Aim of the exercise
In the data below, locate the line containing "Rebuild this chart" and the line containing "plt.rcParams['font.family'] = ['Liberation", then retype both and everything between them exactly. Pictures are not part of the copy.

(Stored items)
◆ ◆ ◆ ◆

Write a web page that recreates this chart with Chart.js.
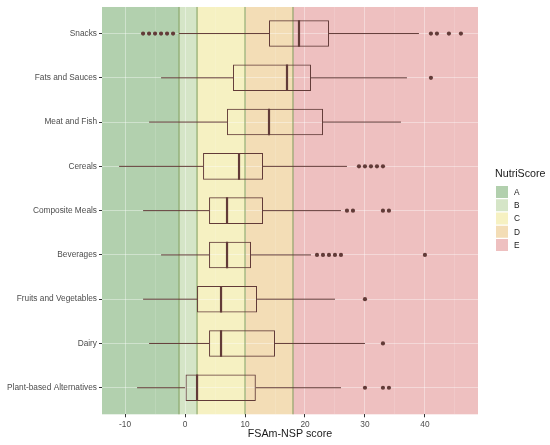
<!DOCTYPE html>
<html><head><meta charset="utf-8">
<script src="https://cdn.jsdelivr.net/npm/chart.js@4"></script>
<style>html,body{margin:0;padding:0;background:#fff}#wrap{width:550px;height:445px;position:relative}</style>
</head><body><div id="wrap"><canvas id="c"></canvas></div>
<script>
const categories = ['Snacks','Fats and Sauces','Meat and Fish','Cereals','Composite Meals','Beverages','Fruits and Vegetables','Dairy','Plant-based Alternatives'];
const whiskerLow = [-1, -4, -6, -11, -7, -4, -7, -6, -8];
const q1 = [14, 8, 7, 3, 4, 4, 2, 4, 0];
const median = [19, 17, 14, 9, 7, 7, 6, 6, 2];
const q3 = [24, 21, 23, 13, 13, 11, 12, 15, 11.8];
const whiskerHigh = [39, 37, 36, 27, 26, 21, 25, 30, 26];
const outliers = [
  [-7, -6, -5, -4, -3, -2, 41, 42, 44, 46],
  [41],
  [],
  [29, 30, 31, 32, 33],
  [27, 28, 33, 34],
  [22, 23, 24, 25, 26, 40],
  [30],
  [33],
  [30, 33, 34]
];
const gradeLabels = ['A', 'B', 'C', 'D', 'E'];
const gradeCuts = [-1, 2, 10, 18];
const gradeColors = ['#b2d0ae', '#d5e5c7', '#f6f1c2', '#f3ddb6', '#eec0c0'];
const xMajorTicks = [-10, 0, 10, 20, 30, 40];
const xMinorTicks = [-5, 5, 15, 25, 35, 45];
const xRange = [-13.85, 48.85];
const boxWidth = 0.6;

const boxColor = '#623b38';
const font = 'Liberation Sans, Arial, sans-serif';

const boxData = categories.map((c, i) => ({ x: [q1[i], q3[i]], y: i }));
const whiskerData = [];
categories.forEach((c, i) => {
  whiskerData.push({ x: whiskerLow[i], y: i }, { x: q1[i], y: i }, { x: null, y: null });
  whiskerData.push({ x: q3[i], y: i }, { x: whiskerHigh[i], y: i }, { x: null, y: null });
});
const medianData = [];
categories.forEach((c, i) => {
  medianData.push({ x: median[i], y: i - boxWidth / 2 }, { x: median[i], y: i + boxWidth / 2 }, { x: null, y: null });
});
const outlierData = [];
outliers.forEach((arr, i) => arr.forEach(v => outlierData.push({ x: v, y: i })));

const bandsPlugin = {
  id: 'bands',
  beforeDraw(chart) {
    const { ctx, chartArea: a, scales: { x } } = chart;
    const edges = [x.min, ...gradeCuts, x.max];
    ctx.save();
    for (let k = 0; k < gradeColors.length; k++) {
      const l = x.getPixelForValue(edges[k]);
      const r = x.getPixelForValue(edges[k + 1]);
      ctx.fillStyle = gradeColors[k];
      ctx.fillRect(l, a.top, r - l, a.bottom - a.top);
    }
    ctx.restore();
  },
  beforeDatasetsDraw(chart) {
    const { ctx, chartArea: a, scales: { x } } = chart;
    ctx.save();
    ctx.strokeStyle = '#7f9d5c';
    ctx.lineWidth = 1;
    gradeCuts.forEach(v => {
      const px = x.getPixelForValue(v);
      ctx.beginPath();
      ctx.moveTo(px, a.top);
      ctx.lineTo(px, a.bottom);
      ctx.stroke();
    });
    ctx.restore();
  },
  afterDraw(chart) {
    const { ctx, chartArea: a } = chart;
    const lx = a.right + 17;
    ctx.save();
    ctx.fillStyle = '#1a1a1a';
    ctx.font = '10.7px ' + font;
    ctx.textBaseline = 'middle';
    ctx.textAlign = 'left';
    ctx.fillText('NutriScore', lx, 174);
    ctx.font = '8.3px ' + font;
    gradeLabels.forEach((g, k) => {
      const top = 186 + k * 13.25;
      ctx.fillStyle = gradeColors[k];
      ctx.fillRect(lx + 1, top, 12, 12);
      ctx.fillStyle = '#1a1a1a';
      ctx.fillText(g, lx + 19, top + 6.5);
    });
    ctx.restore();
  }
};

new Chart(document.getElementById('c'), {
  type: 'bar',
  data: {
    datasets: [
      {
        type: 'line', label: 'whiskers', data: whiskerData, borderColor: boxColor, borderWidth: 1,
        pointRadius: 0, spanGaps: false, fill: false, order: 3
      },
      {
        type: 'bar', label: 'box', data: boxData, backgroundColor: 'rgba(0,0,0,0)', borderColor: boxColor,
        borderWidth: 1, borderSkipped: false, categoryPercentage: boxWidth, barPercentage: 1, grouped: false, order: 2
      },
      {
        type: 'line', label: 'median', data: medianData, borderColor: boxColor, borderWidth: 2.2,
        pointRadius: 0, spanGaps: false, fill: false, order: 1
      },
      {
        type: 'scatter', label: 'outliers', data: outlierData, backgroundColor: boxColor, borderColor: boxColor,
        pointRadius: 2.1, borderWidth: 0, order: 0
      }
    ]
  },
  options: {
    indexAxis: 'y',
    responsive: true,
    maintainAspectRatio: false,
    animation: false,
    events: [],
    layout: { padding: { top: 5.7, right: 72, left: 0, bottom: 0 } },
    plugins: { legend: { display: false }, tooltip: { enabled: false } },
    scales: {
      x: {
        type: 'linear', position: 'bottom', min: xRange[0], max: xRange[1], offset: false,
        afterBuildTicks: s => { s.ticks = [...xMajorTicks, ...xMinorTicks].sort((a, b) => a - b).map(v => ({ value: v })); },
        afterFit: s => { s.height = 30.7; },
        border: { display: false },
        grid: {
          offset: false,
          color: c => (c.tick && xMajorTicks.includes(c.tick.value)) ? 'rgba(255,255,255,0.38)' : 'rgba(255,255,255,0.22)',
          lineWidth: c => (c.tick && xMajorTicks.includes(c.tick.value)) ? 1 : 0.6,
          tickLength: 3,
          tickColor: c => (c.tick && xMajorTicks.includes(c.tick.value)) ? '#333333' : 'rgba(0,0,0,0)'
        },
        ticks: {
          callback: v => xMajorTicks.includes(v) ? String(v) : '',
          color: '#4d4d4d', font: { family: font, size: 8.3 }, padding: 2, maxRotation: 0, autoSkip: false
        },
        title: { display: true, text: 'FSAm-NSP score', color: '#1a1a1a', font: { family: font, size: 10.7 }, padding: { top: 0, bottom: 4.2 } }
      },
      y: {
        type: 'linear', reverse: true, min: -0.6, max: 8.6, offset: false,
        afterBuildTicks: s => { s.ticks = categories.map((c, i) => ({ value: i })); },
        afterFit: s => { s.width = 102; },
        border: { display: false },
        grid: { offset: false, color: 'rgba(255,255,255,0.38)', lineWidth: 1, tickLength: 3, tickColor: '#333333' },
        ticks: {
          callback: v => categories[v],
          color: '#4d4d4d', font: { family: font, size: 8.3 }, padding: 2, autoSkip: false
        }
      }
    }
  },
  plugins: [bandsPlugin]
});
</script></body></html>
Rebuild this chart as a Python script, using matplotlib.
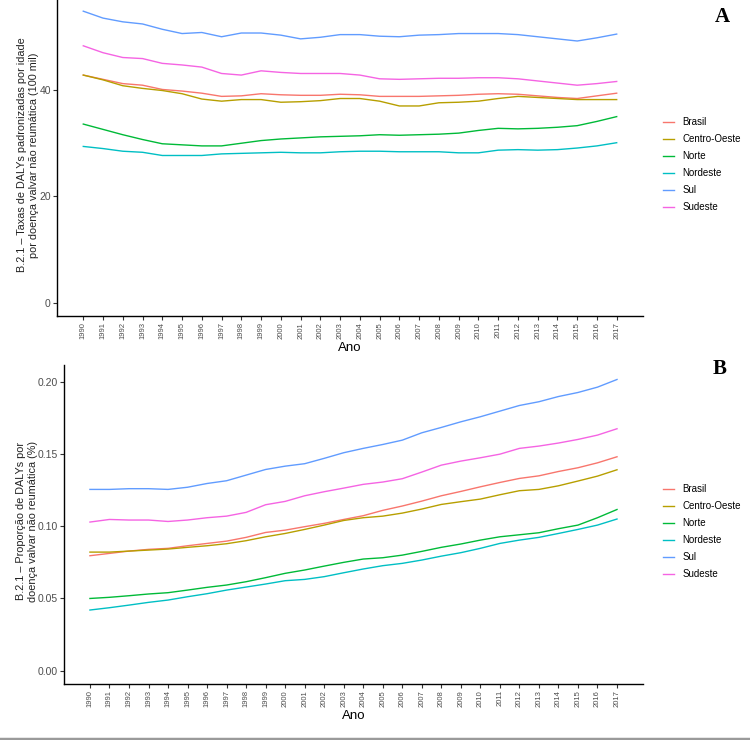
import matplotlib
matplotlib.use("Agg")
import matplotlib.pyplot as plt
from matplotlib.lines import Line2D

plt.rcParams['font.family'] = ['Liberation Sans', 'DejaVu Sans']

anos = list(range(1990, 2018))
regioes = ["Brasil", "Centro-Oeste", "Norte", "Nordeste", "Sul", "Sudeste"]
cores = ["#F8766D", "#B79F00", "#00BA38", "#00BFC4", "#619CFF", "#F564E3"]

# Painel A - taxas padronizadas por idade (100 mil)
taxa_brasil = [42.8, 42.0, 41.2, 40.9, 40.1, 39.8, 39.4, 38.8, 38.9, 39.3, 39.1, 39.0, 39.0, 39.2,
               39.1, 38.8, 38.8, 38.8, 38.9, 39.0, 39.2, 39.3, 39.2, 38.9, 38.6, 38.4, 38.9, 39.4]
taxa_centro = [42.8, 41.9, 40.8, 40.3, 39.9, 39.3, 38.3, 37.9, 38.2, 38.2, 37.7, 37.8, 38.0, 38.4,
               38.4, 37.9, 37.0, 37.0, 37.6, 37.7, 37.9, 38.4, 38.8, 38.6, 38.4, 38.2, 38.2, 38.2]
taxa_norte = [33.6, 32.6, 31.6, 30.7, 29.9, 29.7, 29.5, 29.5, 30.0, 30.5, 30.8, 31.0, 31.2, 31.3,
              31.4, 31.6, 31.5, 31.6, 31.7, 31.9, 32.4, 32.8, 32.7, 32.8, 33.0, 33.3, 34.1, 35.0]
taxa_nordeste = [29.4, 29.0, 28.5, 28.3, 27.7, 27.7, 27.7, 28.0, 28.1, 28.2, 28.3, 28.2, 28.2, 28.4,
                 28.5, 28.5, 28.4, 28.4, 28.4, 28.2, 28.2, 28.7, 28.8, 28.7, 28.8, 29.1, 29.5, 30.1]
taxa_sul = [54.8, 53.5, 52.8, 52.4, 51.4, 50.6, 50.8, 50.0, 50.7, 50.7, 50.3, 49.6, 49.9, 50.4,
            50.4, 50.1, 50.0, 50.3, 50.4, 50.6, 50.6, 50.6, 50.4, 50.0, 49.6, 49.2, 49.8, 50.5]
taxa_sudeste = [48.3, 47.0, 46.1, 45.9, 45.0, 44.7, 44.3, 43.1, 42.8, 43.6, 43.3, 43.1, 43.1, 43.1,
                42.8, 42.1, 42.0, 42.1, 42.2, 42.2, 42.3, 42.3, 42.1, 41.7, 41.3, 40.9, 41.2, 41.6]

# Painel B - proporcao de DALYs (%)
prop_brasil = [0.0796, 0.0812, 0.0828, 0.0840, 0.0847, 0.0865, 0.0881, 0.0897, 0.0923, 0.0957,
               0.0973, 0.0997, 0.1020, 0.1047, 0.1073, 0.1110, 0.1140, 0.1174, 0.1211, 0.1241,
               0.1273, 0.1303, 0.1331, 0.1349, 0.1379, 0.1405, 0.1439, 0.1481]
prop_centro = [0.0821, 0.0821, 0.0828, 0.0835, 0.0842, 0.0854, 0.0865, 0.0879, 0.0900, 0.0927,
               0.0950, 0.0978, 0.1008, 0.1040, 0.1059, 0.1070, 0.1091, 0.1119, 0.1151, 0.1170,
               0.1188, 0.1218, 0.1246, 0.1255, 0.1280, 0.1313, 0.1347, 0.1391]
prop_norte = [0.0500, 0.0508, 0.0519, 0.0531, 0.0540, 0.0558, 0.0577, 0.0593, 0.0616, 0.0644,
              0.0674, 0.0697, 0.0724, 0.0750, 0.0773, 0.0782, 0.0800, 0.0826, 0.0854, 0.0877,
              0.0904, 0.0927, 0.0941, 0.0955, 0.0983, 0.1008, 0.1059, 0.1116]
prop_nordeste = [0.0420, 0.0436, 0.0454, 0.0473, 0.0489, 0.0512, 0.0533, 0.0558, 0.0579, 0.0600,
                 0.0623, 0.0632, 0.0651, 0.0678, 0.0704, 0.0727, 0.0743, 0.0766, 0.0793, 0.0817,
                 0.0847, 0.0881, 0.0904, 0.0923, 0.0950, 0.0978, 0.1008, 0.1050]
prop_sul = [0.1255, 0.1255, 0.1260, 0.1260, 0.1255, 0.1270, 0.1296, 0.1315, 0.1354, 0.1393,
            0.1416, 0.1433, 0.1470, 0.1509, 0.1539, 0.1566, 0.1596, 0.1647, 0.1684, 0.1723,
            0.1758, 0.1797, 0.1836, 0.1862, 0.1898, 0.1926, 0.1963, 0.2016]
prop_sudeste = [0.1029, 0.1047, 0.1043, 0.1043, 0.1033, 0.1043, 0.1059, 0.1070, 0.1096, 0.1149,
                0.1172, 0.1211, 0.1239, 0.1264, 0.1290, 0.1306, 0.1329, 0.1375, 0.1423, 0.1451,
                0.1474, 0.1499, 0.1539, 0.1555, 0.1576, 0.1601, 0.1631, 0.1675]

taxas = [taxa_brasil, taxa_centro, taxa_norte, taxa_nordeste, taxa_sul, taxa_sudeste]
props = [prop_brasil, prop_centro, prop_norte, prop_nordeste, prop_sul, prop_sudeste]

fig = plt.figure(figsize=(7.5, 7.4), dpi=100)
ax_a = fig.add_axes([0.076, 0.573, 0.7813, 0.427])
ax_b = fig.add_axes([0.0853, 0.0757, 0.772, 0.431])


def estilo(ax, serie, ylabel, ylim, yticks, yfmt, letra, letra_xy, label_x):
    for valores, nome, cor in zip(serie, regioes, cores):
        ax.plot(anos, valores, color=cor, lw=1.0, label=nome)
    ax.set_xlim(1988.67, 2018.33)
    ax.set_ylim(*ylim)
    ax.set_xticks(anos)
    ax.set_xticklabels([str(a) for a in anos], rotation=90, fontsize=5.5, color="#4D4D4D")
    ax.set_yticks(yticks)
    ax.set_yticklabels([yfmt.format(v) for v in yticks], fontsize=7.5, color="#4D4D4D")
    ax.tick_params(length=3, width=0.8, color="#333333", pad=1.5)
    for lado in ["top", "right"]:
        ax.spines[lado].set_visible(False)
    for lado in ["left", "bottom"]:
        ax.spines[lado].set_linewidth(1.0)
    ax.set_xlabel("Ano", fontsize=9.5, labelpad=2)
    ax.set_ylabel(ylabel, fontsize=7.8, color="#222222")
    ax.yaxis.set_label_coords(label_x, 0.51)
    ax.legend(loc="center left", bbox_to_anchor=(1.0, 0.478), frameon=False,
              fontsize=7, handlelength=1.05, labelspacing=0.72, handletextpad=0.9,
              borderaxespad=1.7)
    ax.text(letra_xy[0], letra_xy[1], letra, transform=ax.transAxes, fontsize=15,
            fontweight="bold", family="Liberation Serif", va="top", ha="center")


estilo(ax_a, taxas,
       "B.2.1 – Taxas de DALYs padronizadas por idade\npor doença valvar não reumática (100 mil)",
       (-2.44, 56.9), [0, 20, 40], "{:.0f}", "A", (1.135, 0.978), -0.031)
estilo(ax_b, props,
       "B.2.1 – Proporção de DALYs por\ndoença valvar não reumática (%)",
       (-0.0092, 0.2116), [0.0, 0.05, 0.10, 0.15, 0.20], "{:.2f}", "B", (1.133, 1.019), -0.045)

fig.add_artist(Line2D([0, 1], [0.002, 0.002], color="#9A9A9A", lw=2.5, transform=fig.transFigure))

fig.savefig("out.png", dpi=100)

◆ ◆ ◆ ◆

Result of this exercise
Rebuild this chart as a Python script, using matplotlib.
import matplotlib
matplotlib.use("Agg")
import matplotlib.pyplot as plt
from matplotlib.lines import Line2D

plt.rcParams['font.family'] = ['Liberation Sans', 'DejaVu Sans']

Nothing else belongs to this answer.